厳格な戒律の「グランド・シャルトルーズ修道院」、監督が映画取材を申し込んだら「まだ早い」と断られ、「準備が出来た」と返事が来たのが16年後だった!という気の遠くなるようなプロジェクトである。許可の条件として、
・監督一人だけ内部に入る
・照明を使わない
・BGMやナレーションを付けない
ということだった。
その結果、もちろん演技も何も無く淡々と日々と季節の流れだけが延々とスクリーンに映し出されるというすごい映画である。
場所はフランスでもスイスに近い山麓にぽつんと立てられた修道院である。
あらすじは・・・・何も無い(笑)それが約3時間も続く!
朝から晩までの修道士の行動を撮っている。もともと戒律の厳しいところなので、修道士は多くの時間をお祈りに捧げている。そのため我々観客はずっとそのお祈りに付き合うことになる。修道士全員で唱えるグレゴリアンチャントのような部分は歌声が聞こえるのでまだいいが、一人でお祈りしてる場面は本当に無音(大いなる沈黙)なので、客席もシーンと静まりかえったままの緊張が続く。当然いつまでもその緊張を持続出来るはずもなく、客席のあちこちで寝息とイビキが聞こえてくる(笑)
私も「あちら側」に行かないように必死にこらえるのだが、いつのまにか失神状態(^^;) 願わくば私が大きなイビキを発していなかったことを・・・m(_ _)m
私が覚えてるのはお祈り以外は、何度も出てきたバリカンの散髪くらいか。起承転結が無いのだから、1時間半くらいでもよかったのではないかと思う。
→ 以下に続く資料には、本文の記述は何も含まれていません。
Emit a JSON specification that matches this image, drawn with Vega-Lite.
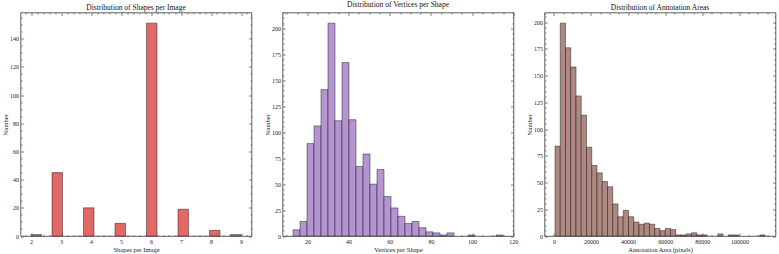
{
  "$schema": "https://vega.github.io/schema/vega-lite/v6.json",
  "background": "white",
  "padding": {"left": 1.5, "top": 0.5, "right": 0, "bottom": 0},
  "bounds": "flush",
  "spacing": 31,
  "config": {
    "font": "Liberation Serif",
    "view": {"stroke": "#333333", "strokeWidth": 0.8},
    "axis": {
      "domain": false,
      "grid": false,
      "labelFont": "Liberation Serif",
      "labelFontSize": 6,
      "labelColor": "#222222",
      "labelOverlap": false,
      "labelFlush": false,
      "labelPadding": 5,
      "titleFont": "Liberation Serif",
      "titleFontSize": 6.5,
      "titleFontWeight": "normal",
      "titleColor": "#222222",
      "titlePadding": 1,
      "tickColor": "#333333",
      "tickWidth": 0.6
    },
    "title": {"font": "Liberation Serif", "fontSize": 7.5, "fontWeight": "normal", "color": "#111111", "offset": 1}
  },
  "datasets": {
    "shapesPerImage": [
      {"start": 2.0, "end": 2.35, "count": 1},
      {"start": 2.7, "end": 3.05, "count": 45},
      {"start": 3.75, "end": 4.1, "count": 20},
      {"start": 4.8, "end": 5.15, "count": 9},
      {"start": 5.85, "end": 6.2, "count": 151},
      {"start": 6.9, "end": 7.25, "count": 19},
      {"start": 7.95, "end": 8.3, "count": 4},
      {"start": 8.65, "end": 9.0, "count": 1}
    ],
    "verticesPerShape": [
      {"start": 13.0, "end": 16.4, "count": 6},
      {"start": 16.4, "end": 19.8, "count": 14},
      {"start": 19.8, "end": 23.2, "count": 89},
      {"start": 23.2, "end": 26.6, "count": 106},
      {"start": 26.6, "end": 30.0, "count": 141},
      {"start": 30.0, "end": 33.4, "count": 205},
      {"start": 33.4, "end": 36.8, "count": 111},
      {"start": 36.8, "end": 40.2, "count": 167},
      {"start": 40.2, "end": 43.6, "count": 112},
      {"start": 43.6, "end": 47.0, "count": 67},
      {"start": 47.0, "end": 50.4, "count": 79},
      {"start": 50.4, "end": 53.8, "count": 50},
      {"start": 53.8, "end": 57.2, "count": 64},
      {"start": 57.2, "end": 60.6, "count": 38},
      {"start": 60.6, "end": 64.0, "count": 27},
      {"start": 64.0, "end": 67.4, "count": 19},
      {"start": 67.4, "end": 70.8, "count": 12},
      {"start": 70.8, "end": 74.2, "count": 14},
      {"start": 74.2, "end": 77.6, "count": 8},
      {"start": 77.6, "end": 81.0, "count": 4},
      {"start": 81.0, "end": 84.4, "count": 3},
      {"start": 84.4, "end": 87.8, "count": 1},
      {"start": 87.8, "end": 91.2, "count": 3},
      {"start": 98.0, "end": 101.4, "count": 1},
      {"start": 111.6, "end": 115.0, "count": 1}
    ],
    "annotationAreas": [
      {"start": 600, "end": 3430, "count": 84},
      {"start": 3430, "end": 6260, "count": 199},
      {"start": 6260, "end": 9090, "count": 176},
      {"start": 9090, "end": 11920, "count": 158},
      {"start": 11920, "end": 14750, "count": 131},
      {"start": 14750, "end": 17580, "count": 113},
      {"start": 17580, "end": 20410, "count": 83},
      {"start": 20410, "end": 23240, "count": 66},
      {"start": 23240, "end": 26070, "count": 59},
      {"start": 26070, "end": 28900, "count": 51},
      {"start": 28900, "end": 31730, "count": 46},
      {"start": 31730, "end": 34560, "count": 30},
      {"start": 34560, "end": 37390, "count": 18},
      {"start": 37390, "end": 40220, "count": 24},
      {"start": 40220, "end": 43050, "count": 18},
      {"start": 43050, "end": 45880, "count": 13},
      {"start": 45880, "end": 48710, "count": 11},
      {"start": 48710, "end": 51540, "count": 12},
      {"start": 51540, "end": 54370, "count": 11},
      {"start": 54370, "end": 57200, "count": 7},
      {"start": 57200, "end": 60030, "count": 5},
      {"start": 60030, "end": 62860, "count": 7},
      {"start": 62860, "end": 65690, "count": 6},
      {"start": 65690, "end": 68520, "count": 1},
      {"start": 68520, "end": 71350, "count": 1},
      {"start": 71350, "end": 74180, "count": 2},
      {"start": 74180, "end": 77010, "count": 3},
      {"start": 77010, "end": 79840, "count": 1},
      {"start": 79840, "end": 82670, "count": 1},
      {"start": 88330, "end": 91160, "count": 2},
      {"start": 93990, "end": 96820, "count": 1},
      {"start": 96820, "end": 99650, "count": 1},
      {"start": 110970, "end": 113800, "count": 1}
    ]
  },
  "hconcat": [
    {
      "title": "Distribution of Shapes per Image",
      "width": 231,
      "height": 223.5,
      "data": {"name": "shapesPerImage"},
      "layer": [
        {
          "mark": {"type": "bar", "fill": "#E26868", "stroke": "#000000", "strokeOpacity": 0.7, "strokeWidth": 0.6},
          "encoding": {
            "x": {
              "field": "start", "type": "quantitative",
              "scale": {"domain": [1.65, 9.35], "nice": false, "zero": false},
              "axis": {
                "orient": "bottom", "title": "Shapes per Image", "labelOverlap": false,
                "values": [1.8, 2, 2.2, 2.4, 2.6, 2.8, 3, 3.2, 3.4, 3.6, 3.8, 4, 4.2, 4.4, 4.6, 4.8, 5, 5.2, 5.4, 5.6, 5.8, 6, 6.2, 6.4, 6.6, 6.8, 7, 7.2, 7.4, 7.6, 7.8, 8, 8.2, 8.4, 8.6, 8.8, 9, 9.2],
                "labelExpr": "indexof([2, 3, 4, 5, 6, 7, 8, 9], datum.value) >= 0 ? format(datum.value, 'd') : ''",
                "tickSize": {"condition": {"test": "indexof([2, 3, 4, 5, 6, 7, 8, 9], datum.value) >= 0", "value": -3}, "value": -1.5}
              }
            },
            "x2": {"field": "end"},
            "y": {
              "field": "count", "type": "quantitative",
              "scale": {"domain": [0, 158.55], "nice": false},
              "axis": {
                "orient": "left", "title": "Number", "labelOverlap": false,
                "values": [0, 5, 10, 15, 20, 25, 30, 35, 40, 45, 50, 55, 60, 65, 70, 75, 80, 85, 90, 95, 100, 105, 110, 115, 120, 125, 130, 135, 140, 145, 150, 155],
                "labelExpr": "datum.value % 20 === 0 ? datum.label : ''",
                "tickSize": {"condition": {"test": "datum.value % 20 === 0", "value": -3}, "value": -1.5}
              }
            },
            "y2": {"datum": 0}
          }
        },
        {
          "mark": {"type": "bar", "opacity": 0},
          "encoding": {
            "x": {
              "field": "start", "type": "quantitative",
              "axis": {
                "orient": "top", "title": null, "labels": false,
                "values": [1.8, 2, 2.2, 2.4, 2.6, 2.8, 3, 3.2, 3.4, 3.6, 3.8, 4, 4.2, 4.4, 4.6, 4.8, 5, 5.2, 5.4, 5.6, 5.8, 6, 6.2, 6.4, 6.6, 6.8, 7, 7.2, 7.4, 7.6, 7.8, 8, 8.2, 8.4, 8.6, 8.8, 9, 9.2],
                "tickSize": {"condition": {"test": "indexof([2, 3, 4, 5, 6, 7, 8, 9], datum.value) >= 0", "value": -3}, "value": -1.5}
              }
            },
            "x2": {"field": "end"},
            "y": {
              "field": "count", "type": "quantitative",
              "axis": {
                "orient": "right", "title": null, "labels": false,
                "values": [0, 5, 10, 15, 20, 25, 30, 35, 40, 45, 50, 55, 60, 65, 70, 75, 80, 85, 90, 95, 100, 105, 110, 115, 120, 125, 130, 135, 140, 145, 150, 155],
                "tickSize": {"condition": {"test": "datum.value % 20 === 0", "value": -3}, "value": -1.5}
              }
            },
            "y2": {"datum": 0}
          }
        }
      ],
      "resolve": {"axis": {"x": "independent", "y": "independent"}}
    },
    {
      "title": "Distribution of Vertices per Shape",
      "width": 231,
      "height": 223.5,
      "data": {"name": "verticesPerShape"},
      "layer": [
        {
          "mark": {"type": "bar", "fill": "#B495D1", "stroke": "#000000", "strokeOpacity": 0.7, "strokeWidth": 0.6},
          "encoding": {
            "x": {
              "field": "start", "type": "quantitative",
              "scale": {"domain": [7.9, 120.1], "nice": false, "zero": false},
              "axis": {
                "orient": "bottom", "title": "Vertices per Shape", "format": "d", "labelOverlap": false,
                "values": [10, 15, 20, 25, 30, 35, 40, 45, 50, 55, 60, 65, 70, 75, 80, 85, 90, 95, 100, 105, 110, 115, 120],
                "labelExpr": "datum.value % 20 === 0 ? datum.label : ''",
                "tickSize": {"condition": {"test": "datum.value % 20 === 0", "value": -3}, "value": -1.5}
              }
            },
            "x2": {"field": "end"},
            "y": {
              "field": "count", "type": "quantitative",
              "scale": {"domain": [0, 215.25], "nice": false},
              "axis": {
                "orient": "left", "title": "Number", "labelOverlap": false,
                "values": [0, 5, 10, 15, 20, 25, 30, 35, 40, 45, 50, 55, 60, 65, 70, 75, 80, 85, 90, 95, 100, 105, 110, 115, 120, 125, 130, 135, 140, 145, 150, 155, 160, 165, 170, 175, 180, 185, 190, 195, 200, 205, 210, 215],
                "labelExpr": "datum.value % 25 === 0 ? datum.label : ''",
                "tickSize": {"condition": {"test": "datum.value % 25 === 0", "value": -3}, "value": -1.5}
              }
            },
            "y2": {"datum": 0}
          }
        },
        {
          "mark": {"type": "bar", "opacity": 0},
          "encoding": {
            "x": {
              "field": "start", "type": "quantitative",
              "axis": {
                "orient": "top", "title": null, "labels": false,
                "values": [10, 15, 20, 25, 30, 35, 40, 45, 50, 55, 60, 65, 70, 75, 80, 85, 90, 95, 100, 105, 110, 115, 120],
                "tickSize": {"condition": {"test": "datum.value % 20 === 0", "value": -3}, "value": -1.5}
              }
            },
            "x2": {"field": "end"},
            "y": {
              "field": "count", "type": "quantitative",
              "axis": {
                "orient": "right", "title": null, "labels": false,
                "values": [0, 5, 10, 15, 20, 25, 30, 35, 40, 45, 50, 55, 60, 65, 70, 75, 80, 85, 90, 95, 100, 105, 110, 115, 120, 125, 130, 135, 140, 145, 150, 155, 160, 165, 170, 175, 180, 185, 190, 195, 200, 205, 210, 215],
                "tickSize": {"condition": {"test": "datum.value % 25 === 0", "value": -3}, "value": -1.5}
              }
            },
            "y2": {"datum": 0}
          }
        }
      ],
      "resolve": {"axis": {"x": "independent", "y": "independent"}}
    },
    {
      "title": "Distribution of Annotation Areas",
      "width": 231,
      "height": 223.5,
      "data": {"name": "annotationAreas"},
      "layer": [
        {
          "mark": {"type": "bar", "fill": "#AF8981", "stroke": "#000000", "strokeOpacity": 0.7, "strokeWidth": 0.6},
          "encoding": {
            "x": {
              "field": "start", "type": "quantitative",
              "scale": {"domain": [-5060, 119460], "nice": false, "zero": false},
              "axis": {
                "orient": "bottom", "title": "Annotation Area (pixels)", "format": "d", "labelOverlap": false,
                "values": [-5000, 0, 5000, 10000, 15000, 20000, 25000, 30000, 35000, 40000, 45000, 50000, 55000, 60000, 65000, 70000, 75000, 80000, 85000, 90000, 95000, 100000, 105000, 110000, 115000],
                "labelExpr": "datum.value % 20000 === 0 ? datum.label : ''",
                "tickSize": {"condition": {"test": "datum.value % 20000 === 0", "value": -3}, "value": -1.5}
              }
            },
            "x2": {"field": "end"},
            "y": {
              "field": "count", "type": "quantitative",
              "scale": {"domain": [0, 208.95], "nice": false},
              "axis": {
                "orient": "left", "title": "Number", "labelOverlap": false,
                "values": [0, 5, 10, 15, 20, 25, 30, 35, 40, 45, 50, 55, 60, 65, 70, 75, 80, 85, 90, 95, 100, 105, 110, 115, 120, 125, 130, 135, 140, 145, 150, 155, 160, 165, 170, 175, 180, 185, 190, 195, 200, 205],
                "labelExpr": "datum.value % 25 === 0 ? datum.label : ''",
                "tickSize": {"condition": {"test": "datum.value % 25 === 0", "value": -3}, "value": -1.5}
              }
            },
            "y2": {"datum": 0}
          }
        },
        {
          "mark": {"type": "bar", "opacity": 0},
          "encoding": {
            "x": {
              "field": "start", "type": "quantitative",
              "axis": {
                "orient": "top", "title": null, "labels": false,
                "values": [-5000, 0, 5000, 10000, 15000, 20000, 25000, 30000, 35000, 40000, 45000, 50000, 55000, 60000, 65000, 70000, 75000, 80000, 85000, 90000, 95000, 100000, 105000, 110000, 115000],
                "tickSize": {"condition": {"test": "datum.value % 20000 === 0", "value": -3}, "value": -1.5}
              }
            },
            "x2": {"field": "end"},
            "y": {
              "field": "count", "type": "quantitative",
              "axis": {
                "orient": "right", "title": null, "labels": false,
                "values": [0, 5, 10, 15, 20, 25, 30, 35, 40, 45, 50, 55, 60, 65, 70, 75, 80, 85, 90, 95, 100, 105, 110, 115, 120, 125, 130, 135, 140, 145, 150, 155, 160, 165, 170, 175, 180, 185, 190, 195, 200, 205],
                "tickSize": {"condition": {"test": "datum.value % 25 === 0", "value": -3}, "value": -1.5}
              }
            },
            "y2": {"datum": 0}
          }
        }
      ],
      "resolve": {"axis": {"x": "independent", "y": "independent"}}
    }
  ]
}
廊下の奥の方はゴシックのようだったが、ほとんど華美な装飾はなかった。
ところで、facebookの友人からこの修道院がリキュールで有名なのを教えて貰った。
シャルトリューズ・ヴェール
緑色はアルコール度数55%の強い薬草酒
シュルトリューズ・ジョーヌ
黄色はもう少しアルコール度数40%と下げて飲みやすくしたもの。どちらも作成方法は門外不出のようで、映画の中でも酒に関する映像は皆無だった。いっぺん黄色でも飲んでみようかな・・
評価:★★
★ 金返せ
★★ マニアな人のみ見て下さい
★★★ 何度も寝ましたがまあまあ
★★★★ なかなかエエんちゃうん!
★★★★★ ワンダフル!Don’t miss it!
非常に特殊な映画なので特殊なマニアの方にしかお勧めできない(^^;) 私が見たのは朝イチだったけど、立ち見も出来るほどのすごい人気だった。みんな満足して帰られたのかはなはだ疑問であるが。
撮影が2005年くらいだそうだが、ときどき解像度の悪い画像があった。今なら監督1人でも操作がしやすいデジタル一眼レフで撮ったらもっと美しく撮れたかも知れないと思うとやや残念である。